Il y a quelques années, quand j’écrivais pour un média un ligne, nos papiers sur la musique électronique ne semblaient pas intéresser grand monde. Un jour, l’un de nous a pointé une page Facebook et nous a dit « désormais c’est ça le plus gros média consacré à la techno ». Il nous montrait le compte de Skrillex partageant un morceau d’Aphex Twin à des fans pré-pubères ébahis de découvrir Windowlicker pour la première fois. Désormais, que Skrillex produise Justin Bieber, cherche à signer PC Music ou tente bêtement de copier Burial, il assume pleinement son rôle de passeur. Et il serait certainement bien stupide de lui nier cette capacité ou de lui mettre des bâtons dans les roues.

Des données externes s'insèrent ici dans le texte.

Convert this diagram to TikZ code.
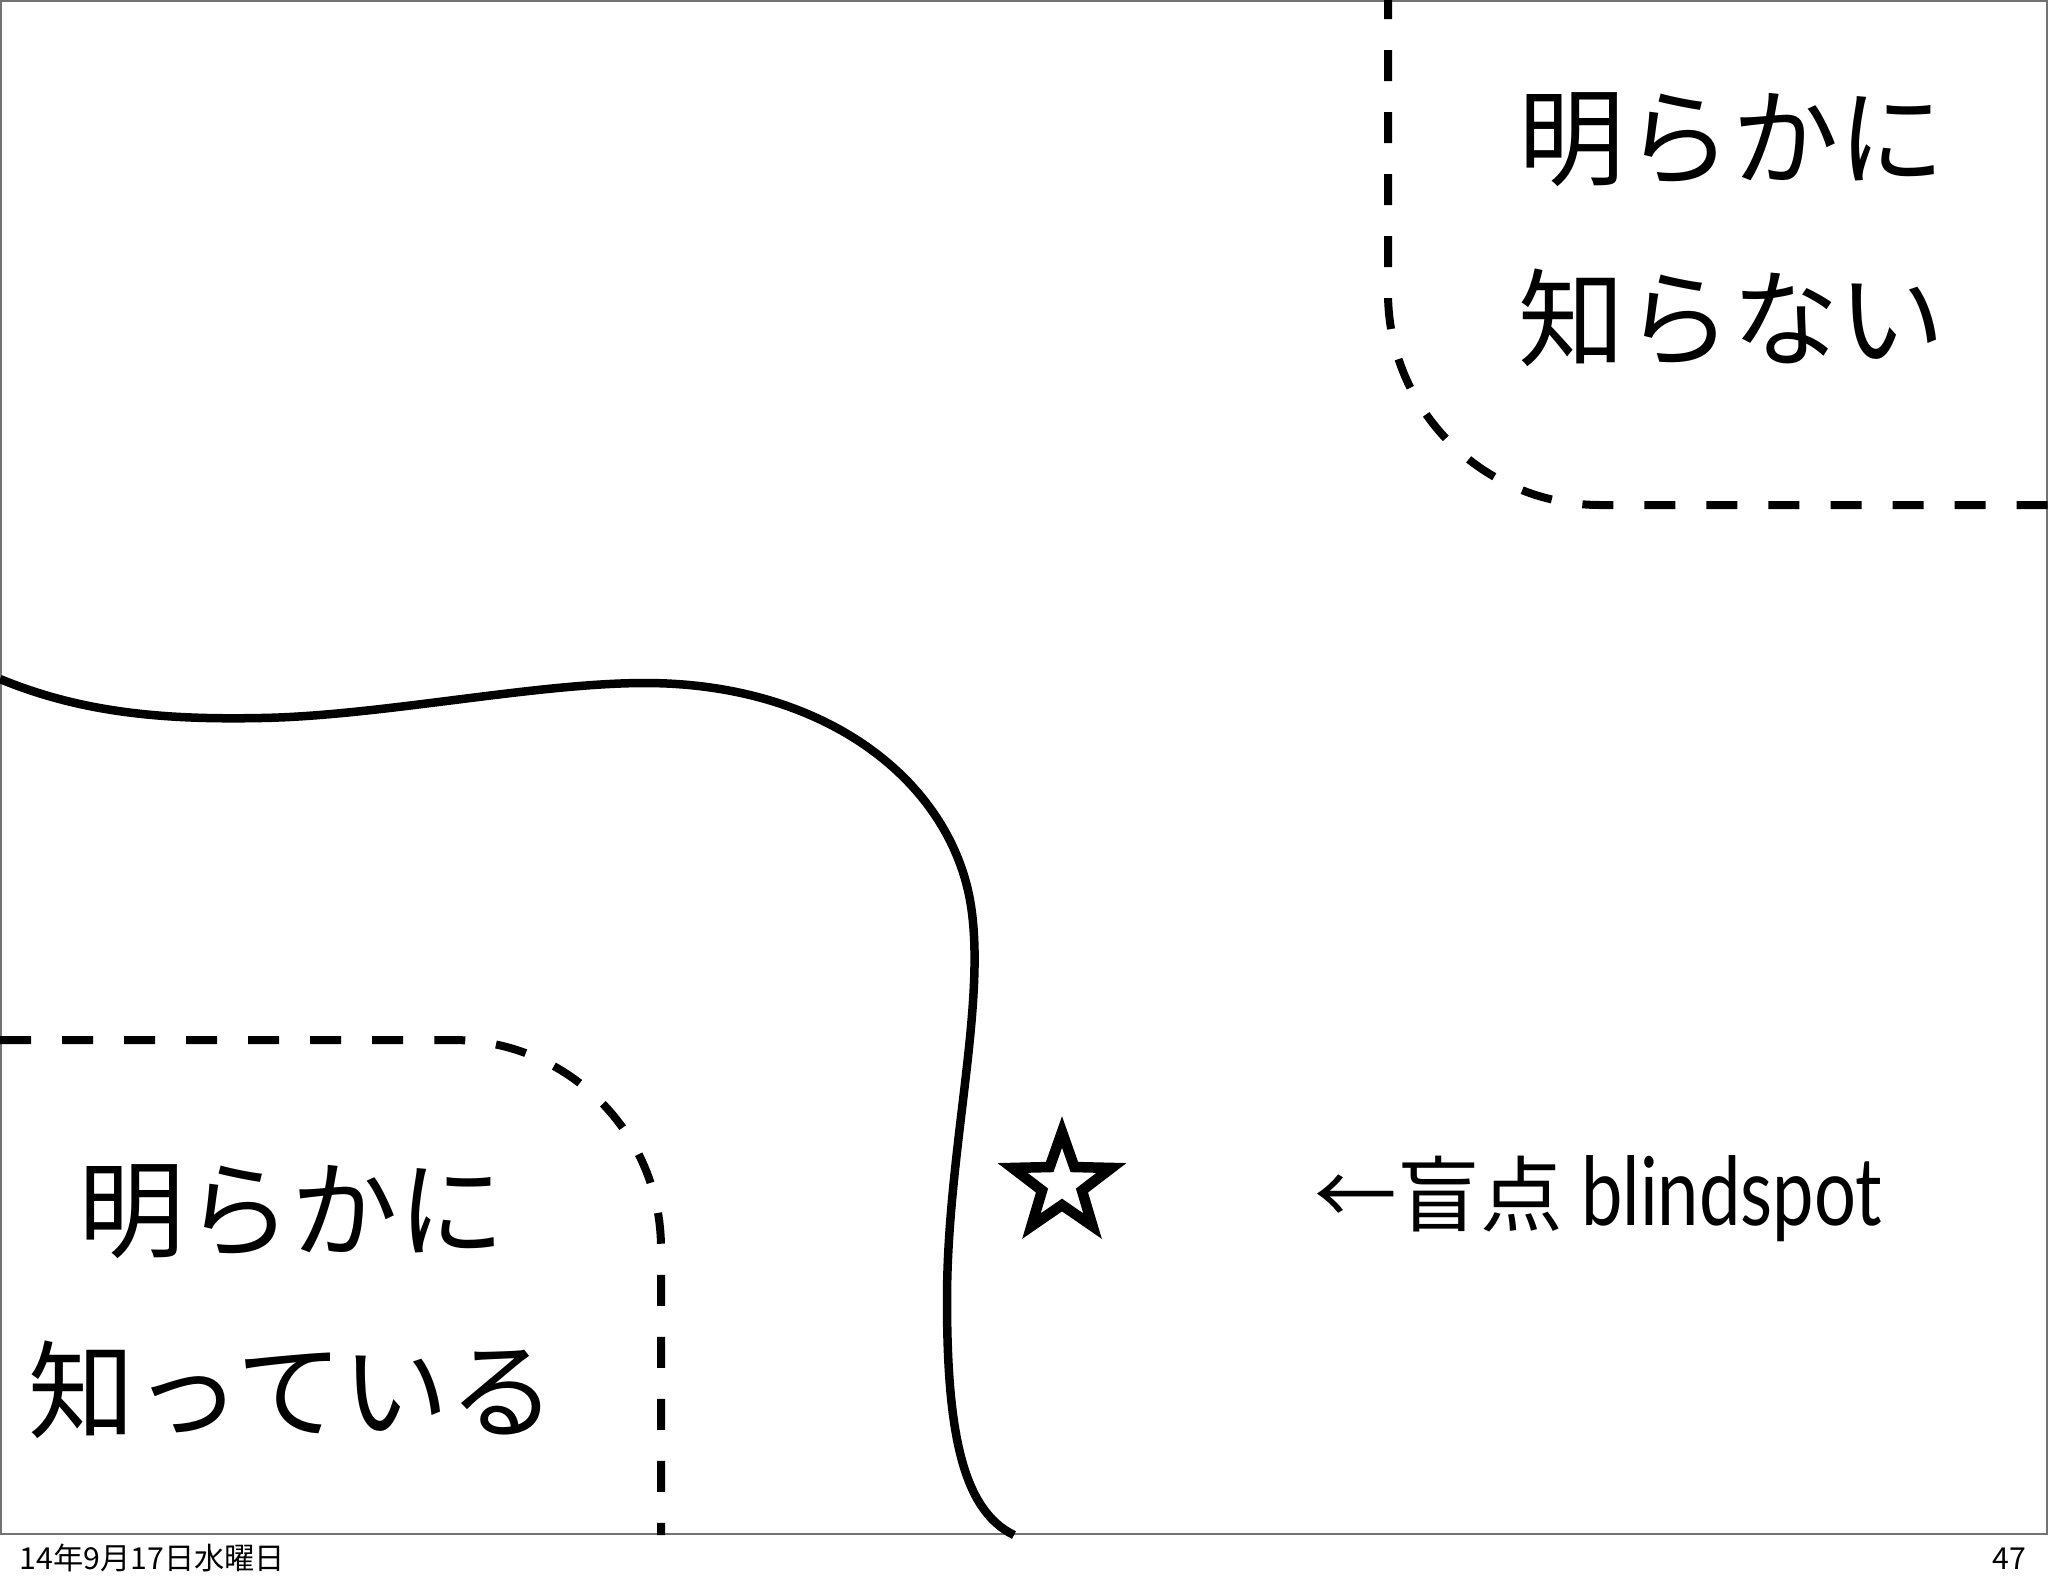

Skrillex aura (selon moi) chamboulé la musique électronique dans sa façon d’effacer totalement les barrières entre bon et mauvais goût et (c’est probablement ce qu’on lui reproche le plus) assumé pleinement sa non culture et une approche évanescente qui le fait picorer quelques gimmicks ici et là pour monter sa propre mayonnaise. Une démarche certainement plus décomplexée (et branleuse) de la musique que celle, au hasard, de 2 Many Dj’s dont la science du mash up est aussi moche que les drops de Skrillex mais qui ne peut s’empêcher en permanence de ramener sa science sur le tapis, dans une volonté de survoler une partie de son public avec condescendance. Skrillex, un peu à la manière de Prodigy une vingtaine d’années avant, a donné à entendre une BO bête et méchante de l’adolescence sans s’inscrire dans une histoire ou un mouvement mais en semant ici et là quelques graines intéressantes dans le ciboulot de son public. On peut très certainement lui reprocher d’être dans une démarche commerciale vide de sens, auto centrée, voire totalement inutile. Mais ce serait oublier de quoi est faite la musique pop pour ados de ces cinquante dernières années.
Finalement, il n’y a que le voir envoyer une question par l’intermédiaire de Fact à son idole Richard D James pour comprendre ce qui motive ce gamin (qui a 31 ans désormais): « Est-ce que tu as toujours ton tank et est-ce que je peux venir le voir ». On est bien loin des joutes verbales d’Aphex et Stockhausen.